= Milan Ilić (politician) =

Serbian politician

Milan Ilić (Милан Илић; born 23 March 1990) is a Serbian politician. He was elected to the National Assembly of Serbia in the 2020 parliamentary election as a member of the Serbian Progressive Party.

==Private career==
Ilić was born in Vranje, in what was then the Socialist Republic of Serbia in the Socialist Federal Republic of Yugoslavia. He still lives in the city and was an economics student at the time of the 2020 election.

==Politician==
Ilič sought election to the Vranje municipal assembly in the 2012 Serbian local elections as a candidate of the far-right Serbian Radical Party, appearing in the twenty-sixth position on that party's electoral list. The list did not win any mandates. He subsequently left the Radicals and joined the Progressive Party. Ilić is a member of the Progressive Party's city board in Vranje and has served in the party's Academy of Young Leaders program.
===Parliamentarian===
Ilić was given the eighteenth position on the Progressive Party's Aleksandar Vučić — For Our Children list in the 2020 Serbian parliamentary election. This was tantamount to election, and he was indeed elected when the list won a landslide majority with 188 mandates.

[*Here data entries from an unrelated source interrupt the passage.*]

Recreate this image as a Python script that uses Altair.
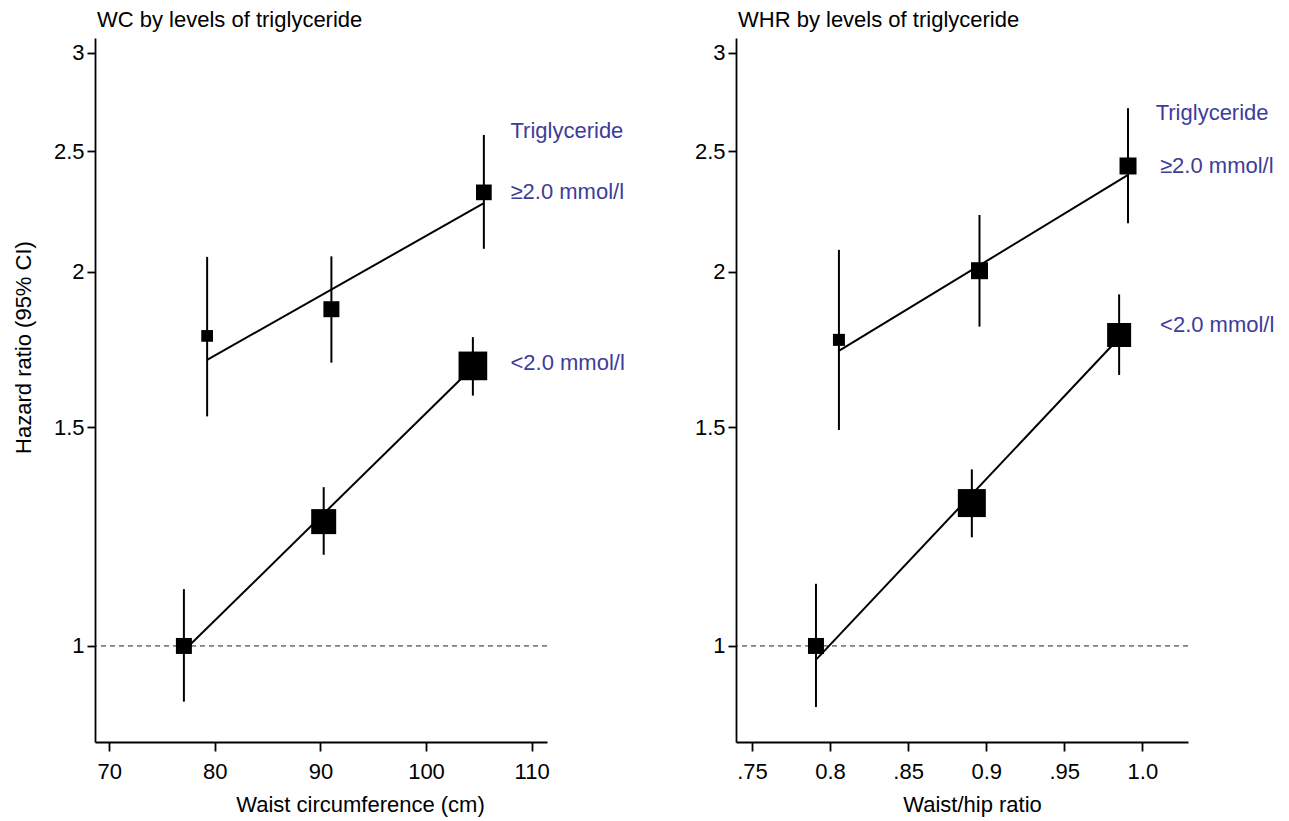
import altair as alt
import pandas as pd

FONT = "Liberation Sans"
LABEL_BLUE = "#3d3d99"

# ---------------- WC panel (left) ----------------
wc_x_low = [77.07, 90.31, 104.44]
wc_hr_low = [1.000, 1.259, 1.680]
wc_lo_low = [0.902, 1.184, 1.590]
wc_hi_low = [1.111, 1.342, 1.772]
wc_w_low = [16, 25, 28.7]          # relative box size (weight)

wc_x_high = [79.27, 91.04, 105.48]
wc_hr_high = [1.776, 1.866, 2.317]
wc_lo_high = [1.530, 1.690, 2.087]
wc_hi_high = [2.056, 2.058, 2.577]
wc_w_high = [11.7, 16, 15.7]

wc_fit_x_low = [77.07, 104.44]
wc_fit_y_low = [0.991, 1.676]
wc_fit_x_high = [79.27, 105.48]
wc_fit_y_high = [1.699, 2.271]

wc_lab_text = ["Triglyceride", "≥2.0 mmol/l", "<2.0 mmol/l"]
wc_lab_x = [108.0, 108.0, 108.0]
wc_lab_y = [2.598, 2.319, 1.689]

# ---------------- WHR panel (right) ----------------
whr_x_low = [0.7910, 0.8908, 0.9851]
whr_hr_low = [1.000, 1.303, 1.779]
whr_lo_low = [0.893, 1.223, 1.652]
whr_hi_low = [1.122, 1.387, 1.918]
whr_w_low = [16, 28, 24]

whr_x_high = [0.8057, 0.8957, 0.9908]
whr_hr_high = [1.763, 2.004, 2.433]
whr_lo_high = [1.492, 1.807, 2.188]
whr_hi_high = [2.083, 2.222, 2.708]
whr_w_high = [12, 17, 17]

whr_fit_x_low = [0.7914, 0.9851]
whr_fit_y_low = [0.976, 1.769]
whr_fit_x_high = [0.8059, 0.9908]
whr_fit_y_high = [1.728, 2.393]

whr_lab_text = ["Triglyceride", "≥2.0 mmol/l", "<2.0 mmol/l"]
whr_lab_x = [1.0085, 1.0113, 1.0113]
whr_lab_y = [2.683, 2.433, 1.812]

y_ticks = [1, 1.5, 2, 2.5, 3]
y_domain = [0.837, 3.084]
wc_ticks = [70, 80, 90, 100, 110]
wc_domain = [68.65, 111.46]
whr_ticks = [0.75, 0.8, 0.85, 0.9, 0.95, 1.0]
whr_tick_labels = [".75", "0.8", ".85", "0.9", ".95", "1.0"]
whr_domain = [0.7398, 1.0292]

PW, PH = 452, 704
LFS = 22   # tick label font size
TFS = 22   # title font size


def points_df(xs, hr, lo, hi, w, grp):
    return pd.DataFrame({"x": xs, "hr": hr, "lo": lo, "hi": hi,
                         "s": [v * v for v in w], "g": grp})


def fit_df(xs, ys, grp):
    return pd.DataFrame({"x": xs, "y": ys, "g": grp})


def panel(pts, fit, labs, xdomain, xticks, xlabelexpr, xtitle, xtitle_x,
          title, ytitle):
    xs = alt.Scale(domain=xdomain, nice=False, zero=False)
    ys = alt.Scale(type="log", domain=y_domain, nice=False, zero=False)
    xaxis = alt.Axis(values=xticks, title=xtitle, titleX=xtitle_x,
                     labelExpr=xlabelexpr if xlabelexpr else "datum.label",
                     labelFont=FONT, labelFontSize=LFS, labelColor="black",
                     titleFont=FONT, titleFontSize=TFS, titleFontWeight="normal",
                     titleColor="black", tickSize=9, labelPadding=10,
                     titlePadding=12, domainColor="black", tickColor="black",
                     domainWidth=1.8, tickWidth=1.8, grid=False)
    yaxis = alt.Axis(values=y_ticks, format="~g",
                     title=ytitle if ytitle else "", titleY=309,
                     labelFont=FONT, labelFontSize=LFS, labelColor="black",
                     titleFont=FONT, titleFontSize=TFS, titleFontWeight="normal",
                     titleColor="black", tickSize=8, labelPadding=3,
                     titlePadding=18, domainColor="black", tickColor="black",
                     domainWidth=1.8, tickWidth=1.8, grid=False)
    X = alt.X("x:Q", scale=xs, axis=xaxis)
    ref = alt.Chart(pd.DataFrame({"hr": [1.0]})).mark_rule(
        color="#222222", strokeWidth=1, strokeDash=[5, 4]
    ).encode(y=alt.Y("hr:Q", scale=ys, axis=yaxis))
    bars = alt.Chart(pts).mark_rule(color="black", strokeWidth=2).encode(
        x=X, y=alt.Y("lo:Q", scale=ys, axis=yaxis), y2="hi:Q")
    lines = alt.Chart(fit).mark_line(color="black", strokeWidth=2).encode(
        x=X, y=alt.Y("y:Q", scale=ys, axis=yaxis), detail="g:N")
    sq = alt.Chart(pts).mark_point(shape="square", filled=True, color="black",
                                   opacity=1, strokeWidth=0).encode(
        x=X, y=alt.Y("hr:Q", scale=ys, axis=yaxis),
        size=alt.Size("s:Q", scale=None))
    txt = alt.Chart(labs).mark_text(align="left", baseline="middle",
                                    font=FONT, fontSize=22,
                                    color=LABEL_BLUE).encode(
        x=X, y=alt.Y("y:Q", scale=ys, axis=yaxis), text="t:N")
    return alt.layer(ref, bars, lines, sq, txt).properties(
        width=PW, height=PH,
        title=alt.TitleParams(title, anchor="start", frame="group",
                              fontSize=TFS, font=FONT, fontWeight="normal",
                              color="black", offset=6, dx=2))


wc_pts = pd.concat([points_df(wc_x_low, wc_hr_low, wc_lo_low, wc_hi_low, wc_w_low, "low"),
                    points_df(wc_x_high, wc_hr_high, wc_lo_high, wc_hi_high, wc_w_high, "high")])
wc_fit = pd.concat([fit_df(wc_fit_x_low, wc_fit_y_low, "low"),
                    fit_df(wc_fit_x_high, wc_fit_y_high, "high")])
wc_labs = pd.DataFrame({"x": wc_lab_x, "y": wc_lab_y, "t": wc_lab_text})

whr_pts = pd.concat([points_df(whr_x_low, whr_hr_low, whr_lo_low, whr_hi_low, whr_w_low, "low"),
                     points_df(whr_x_high, whr_hr_high, whr_lo_high, whr_hi_high, whr_w_high, "high")])
whr_fit = pd.concat([fit_df(whr_fit_x_low, whr_fit_y_low, "low"),
                     fit_df(whr_fit_x_high, whr_fit_y_high, "high")])
whr_labs = pd.DataFrame({"x": whr_lab_x, "y": whr_lab_y, "t": whr_lab_text})

expr_parts = " : ".join(
    f"abs(datum.value - {v}) < 1e-6 ? '{l}'" for v, l in zip(whr_ticks, whr_tick_labels))
whr_expr = expr_parts + " : datum.label"

left = panel(wc_pts, wc_fit, wc_labs, wc_domain, wc_ticks, None,
             "Waist circumference (cm)", 265, "WC by levels of triglyceride",
             "Hazard ratio (95% CI)")
right = panel(whr_pts, whr_fit, whr_labs, whr_domain, whr_ticks, whr_expr,
              "Waist/hip ratio", 236, "WHR by levels of triglyceride", None)

chart = alt.hconcat(left, right, spacing=189, bounds="flush").configure_view(
    stroke=None
).properties(background="white", padding={"left": 4, "top": 1, "right": 5, "bottom": 5})

chart.save("out.html", embed_options={"renderer": "svg", "actions": False})
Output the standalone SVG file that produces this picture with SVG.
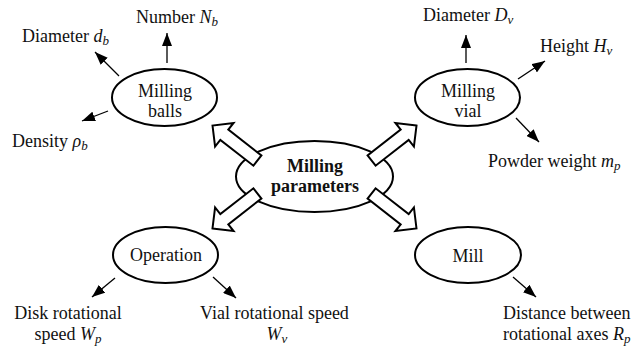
<svg xmlns="http://www.w3.org/2000/svg" width="633" height="350" viewBox="0 0 633 350">
<style>
text { font-family: 'Liberation Serif', 'Times New Roman', serif; font-size: 18px; fill: #111; }
.c { text-anchor: middle; }
.b { font-weight: bold; }
.i { font-style: italic; }
.s { font-style: italic; font-size: 13px; }
.node { fill: #fff; stroke: #000; stroke-width: 2; }
.thin { stroke: #000; stroke-width: 1.3; fill: none; marker-end: url(#ah); }
.block { fill: #fff; stroke: #000; stroke-width: 2; stroke-linejoin: miter; }
</style>
<defs>
<marker id="ah" viewBox="0 0 13 10" refX="13" refY="5" markerWidth="13" markerHeight="10" markerUnits="userSpaceOnUse" orient="auto">
<path d="M0,0 L13,5 L0,10 Z" fill="#000"/>
</marker>
<path id="blk" d="M0,0 L-15,-15 L-15,-6.5 L-57,-6.5 L-57,6.5 L-15,6.5 L-15,15 Z"/>
</defs>
<rect width="633" height="350" fill="#fff"/>

<g id="center">
<ellipse class="node" cx="314.5" cy="176.5" rx="78.5" ry="35.5"/>
<text class="c b" x="315" y="172">Milling</text>
<text class="c b" x="315" y="192">parameters</text>
</g>

<g id="connectors">
<use href="#blk" class="block" transform="translate(212.5,125.5) rotate(218)"/>
<use href="#blk" class="block" transform="translate(416.5,125.5) rotate(-38)"/>
<use href="#blk" class="block" transform="translate(212.5,228.5) rotate(142)"/>
<use href="#blk" class="block" transform="translate(416.5,228.5) rotate(38)"/>
<line class="thin" x1="167" y1="63" x2="167" y2="33"/>
<line class="thin" x1="119" y1="76" x2="95" y2="52"/>
<line class="thin" x1="108" y1="111" x2="82" y2="121"/>
<line class="thin" x1="466" y1="63" x2="466" y2="35"/>
<line class="thin" x1="518" y1="79" x2="545" y2="61"/>
<line class="thin" x1="516" y1="118" x2="539" y2="142"/>
<line class="thin" x1="115" y1="278" x2="92" y2="297"/>
<line class="thin" x1="213" y1="277" x2="236" y2="298"/>
<line class="thin" x1="513" y1="277" x2="536" y2="297"/>
</g>

<g id="balls">
<ellipse class="node" cx="164.5" cy="97.5" rx="52.5" ry="28.5"/>
<text class="c" x="165" y="97">Milling</text>
<text class="c" x="165" y="117">balls</text>
</g>

<g id="vial">
<ellipse class="node" cx="467.5" cy="97.5" rx="52.5" ry="28.5"/>
<text class="c" x="468" y="97">Milling</text>
<text class="c" x="468" y="117">vial</text>
</g>

<g id="operation">
<ellipse class="node" cx="165.5" cy="255" rx="52.5" ry="28"/>
<text class="c" x="166" y="261">Operation</text>
</g>

<g id="mill">
<ellipse class="node" cx="468" cy="255" rx="53" ry="28"/>
<text class="c" x="468" y="262">Mill</text>
</g>

<g id="labels">
<text x="136" y="23">Number <tspan class="i">N</tspan><tspan class="s" dy="3">b</tspan></text>
<text x="22" y="42">Diameter <tspan class="i">d</tspan><tspan class="s" dy="3">b</tspan></text>
<text x="12" y="147">Density <tspan class="i">ρ</tspan><tspan class="s" dy="3">b</tspan></text>
<text x="423" y="21">Diameter <tspan class="i">D</tspan><tspan class="s" dy="3">v</tspan></text>
<text x="540" y="52">Height <tspan class="i">H</tspan><tspan class="s" dy="3">v</tspan></text>
<text x="488" y="167">Powder weight <tspan class="i">m</tspan><tspan class="s" dy="3">p</tspan></text>
<text class="c" x="68" y="319">Disk rotational</text>
<text class="c" x="68" y="340">speed <tspan class="i">W</tspan><tspan class="s" dy="3">p</tspan></text>
<text x="200" y="319">Vial rotational speed</text>
<text class="c" x="277" y="340"><tspan class="i">W</tspan><tspan class="s" dy="3">v</tspan></text>
<text x="503" y="319">Distance between</text>
<text x="503" y="340">rotational axes <tspan class="i">R</tspan><tspan class="s" dy="3">p</tspan></text>
</g>
</svg>
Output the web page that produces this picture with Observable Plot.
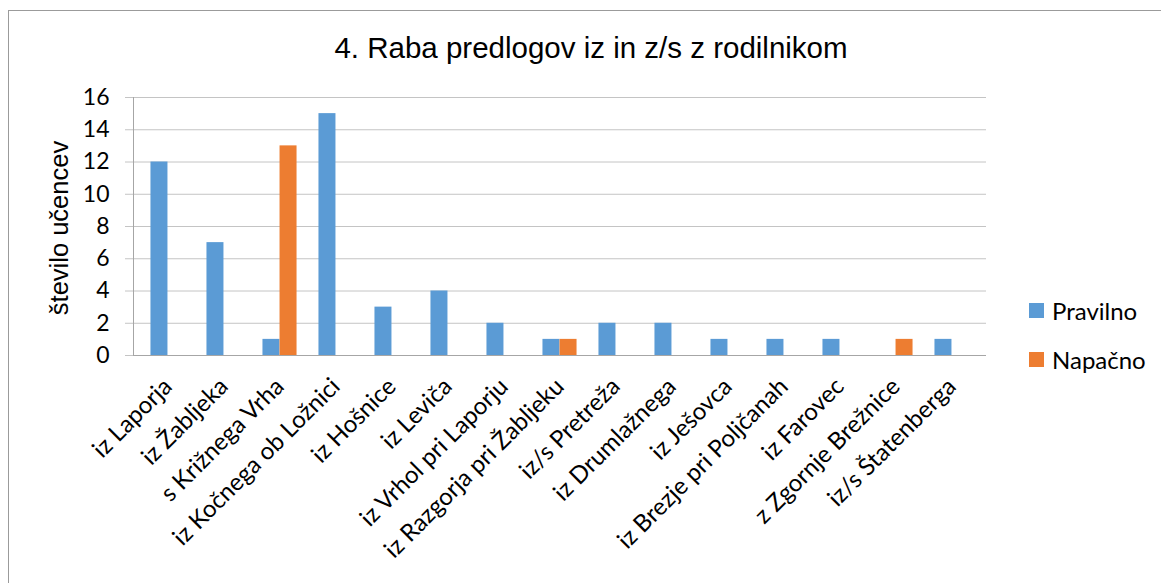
<!DOCTYPE html>
<html>
<head>
<meta charset="utf-8">
<script src="https://cdn.jsdelivr.net/npm/d3@7"></script>
<script src="https://cdn.jsdelivr.net/npm/@observablehq/plot@0.6"></script>
<style>
  html, body { margin: 0; padding: 0; background: #fff; }
  #wrap { position: relative; width: 1161px; height: 583px; overflow: hidden; }
  #border { position: absolute; left: 8px; top: 10px; width: 1300px; height: 700px; border: 1.5px solid #9b9b9b; box-sizing: border-box; }
  #title { position: absolute; left: 0; width: 1182px; top: 31px; text-align: center; font-family: Arial, "Liberation Sans", sans-serif; font-size: 29.5px; color: #000; }
  #ylabel { position: absolute; left: 59px; top: 228px; transform: translate(-50%, -50%) rotate(-90deg); white-space: nowrap; font-family: Arial, "Liberation Sans", sans-serif; font-size: 25.5px; color: #000; }
  #legend { position: absolute; left: 1029px; top: 286px; font-family: Lato, sans-serif; font-size: 24px; color: #000; }
  .li { display: flex; align-items: center; height: 49px; }
  .sw { width: 15px; height: 15px; margin-right: 8px; }
  #chart { position: absolute; left: 0; top: 0; }
</style>
</head>
<body>
<div id="wrap">
  <div id="border"></div>
  <div id="chart"></div>
  <div id="title"></div>
  <div id="ylabel"></div>
  <div id="legend"></div>
</div>
<script>
const title = "4. Raba predlogov iz in z/s z rodilnikom";
const yLabel = "število učencev";
const categories = [
  "iz Laporja", "iz Žabljeka", "s Križnega Vrha", "iz Kočnega ob Ložnici",
  "iz Hošnice", "iz Leviča", "iz Vrhol pri Laporju", "iz Razgorja pri Žabljeku",
  "iz/s Pretreža", "iz Drumlažnega", "iz Ješovca", "iz Brezje pri Poljčanah",
  "iz Farovec", "z Zgornje Brežnice", "iz/s Štatenberga"
];
const seriesNames = ["Pravilno", "Napačno"];
const pravilno = [12, 7, 1, 15, 3, 4, 2, 1, 2, 2, 1, 1, 1, 0, 1];
const napacno  = [0, 0, 13, 0, 0, 0, 0, 1, 0, 0, 0, 0, 0, 1, 0];
const seriesColors = ["#5B9BD5", "#ED7D31"];
const yTicks = [0, 2, 4, 6, 8, 10, 12, 14, 16];

const rowsP = categories.map((c, i) => ({cat: c, series: seriesNames[0], value: pravilno[i]})).filter(d => d.value > 0);
const rowsN = categories.map((c, i) => ({cat: c, series: seriesNames[1], value: napacno[i]})).filter(d => d.value > 0);

const half = 8.54;
const plot = Plot.plot({
  width: 1161,
  height: 583,
  marginTop: 97,
  marginBottom: 228,
  marginLeft: 133,
  marginRight: 175,
  style: {fontFamily: "Lato, sans-serif", fontSize: "23px", color: "#000", background: "transparent", overflow: "visible"},
  x: {type: "band", domain: categories, paddingInner: 0.7, paddingOuter: 0.35, label: null},
  y: {domain: [0, 16], label: null},
  color: {domain: seriesNames, range: seriesColors},
  marks: [
    Plot.gridY(yTicks, {stroke: "#c4c4c4", strokeOpacity: 1}),
    Plot.axisY(yTicks, {tickSize: 8, tickPadding: 16, stroke: "#c4c4c4", strokeOpacity: 1, fill: "#000", fontSize: 23, label: null}),
    Plot.barY(rowsP, {x: "cat", y: "value", fill: "series", dx: -half}),
    Plot.barY(rowsN, {x: "cat", y: "value", fill: "series", dx: half}),
    Plot.ruleY([0], {stroke: "#a6a6a6"}),
    Plot.frame({anchor: "left", stroke: "#a6a6a6"}),
    Plot.axisX({tickSize: 0, tickPadding: 27, tickRotate: -45, fill: "#000", fontSize: 24, label: null})
  ]
});
document.getElementById("chart").appendChild(plot);
document.getElementById("title").textContent = title;
document.getElementById("ylabel").textContent = yLabel;
const leg = document.getElementById("legend");
seriesNames.forEach((s, i) => {
  const row = document.createElement("div");
  row.className = "li";
  const sw = document.createElement("div");
  sw.className = "sw";
  sw.style.background = seriesColors[i];
  const t = document.createElement("span");
  t.textContent = s;
  row.appendChild(sw); row.appendChild(t);
  leg.appendChild(row);
});
</script>
</body>
</html>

He is a member of the committee on the diaspora and Serbs in the region; a deputy member of the European integration committee and the committee on labour, social issues, social inclusion, and poverty reduction; a deputy member of Serbia's delegation to the Parliamentary Assembly of the Mediterranean; the leader of Serbia's parliamentary friendship group with Grenada; and a member of Serbia's parliamentary friendship groups with Armenia, the Czech Republic, France, Greece, Hungary, Israel, Russia, Slovakia, and the United Arab Emirates.